Asgar Ali told me, it is written on the wall from one Hadith that as Imam Hussain was martyred hungry and thirsty and was matted with dust, one needs to imbibe that to remember his pain.
Suddenly I understand why marigolds.
Collective lament, while cleaning up the soul, makes room for other kinds of entanglements meaningful in the bigger, everyday context of the Shias. Ritualistic gathering forms social bonds; mourning becomes an occasion for a lightness of being that can gather blessings from words printed on cheaply laminated paper, taste a sweetmeat or savoury. That’s why only marigolds, plump orbs in bright yellows and oranges, but soaked in ritual tears, will do.

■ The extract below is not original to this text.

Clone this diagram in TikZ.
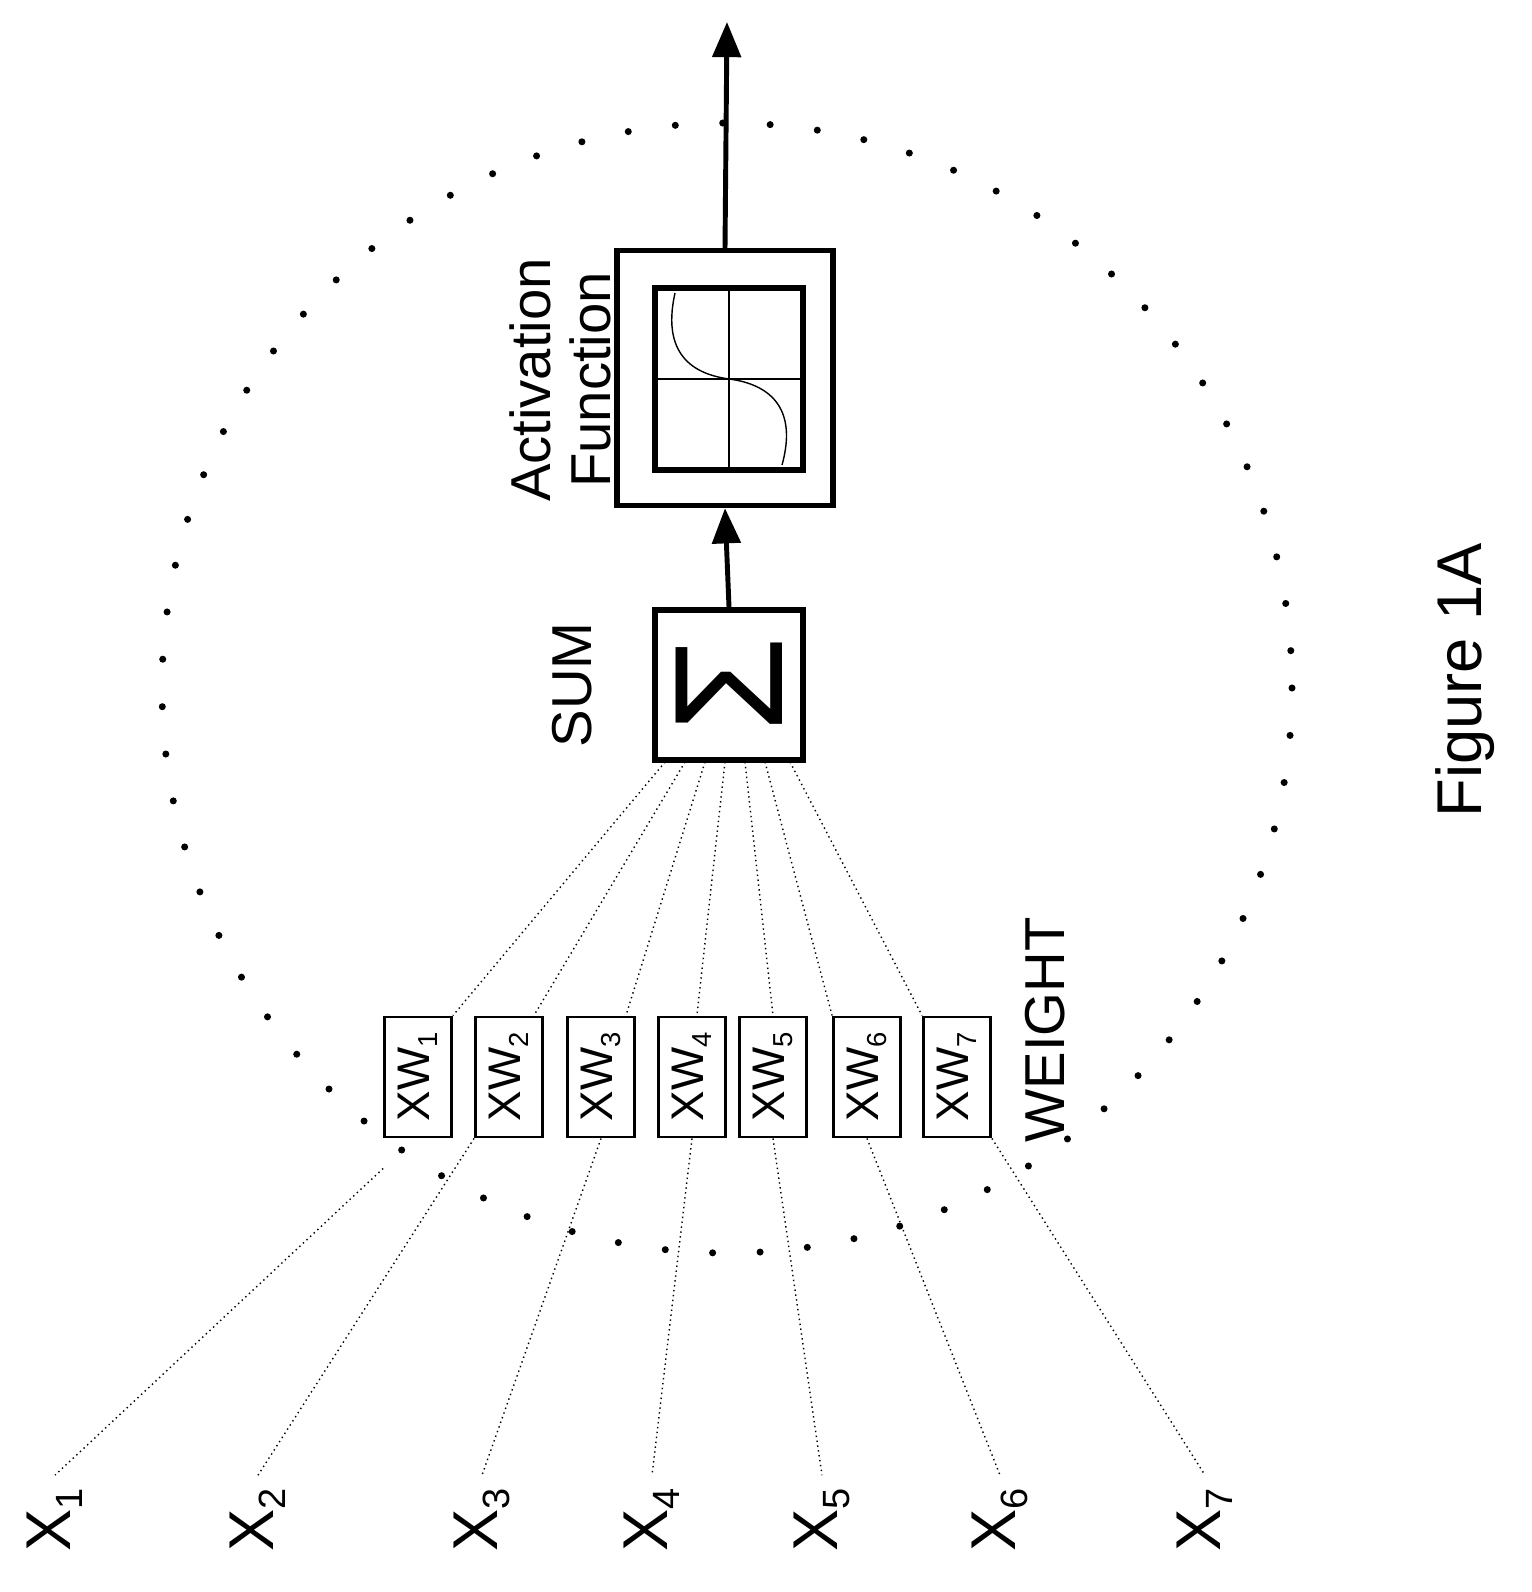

The outer courtyard was crowded as the makeshift shops started their business now. Deep fries sizzled and crackled in wait for people who would break their fast after the majlis. Plastic dolls, fruits, china clay utensils, enamel pottery were being sold with calendars and sacred posters. I bought a barqat poster with sacred chants in Arabic costing Rs 10 which promised sure success if hung inside the shop, office or inside one’s home or any kind of property.
Yes, now they narrate and recite in Bangla and you will find lots of CDs and DVDs both in Urdu and Bangla at a roadside stall lit up with blue fairy lights. People watched an Iranian tele-serial on the battle of Karbala on a small TV in one crowded corner. I bought some CDs of a Pakistani elegy-reader quite popular in the Shia quarters of West Bengal too. Nobody had heard of Bacchu Bhai of Bangladesh whose marsiya CD I heard in a dark evening in a village in West Bengal. Nobody had heard about people reading elegies in Bengali in India. Nobody heard about Bacchu Bhai whose CDs were imported to a neighbouring country.
Yes, now it’s time to find Bacchu Bhai, maybe in other town, in some other majlis. To know how his voice crossed the border and started reading elegies on a cheap imported recorder in the backwaters of North 24 Parganas. But that’s the story of another journey. An ongoing quest, if the reader permits.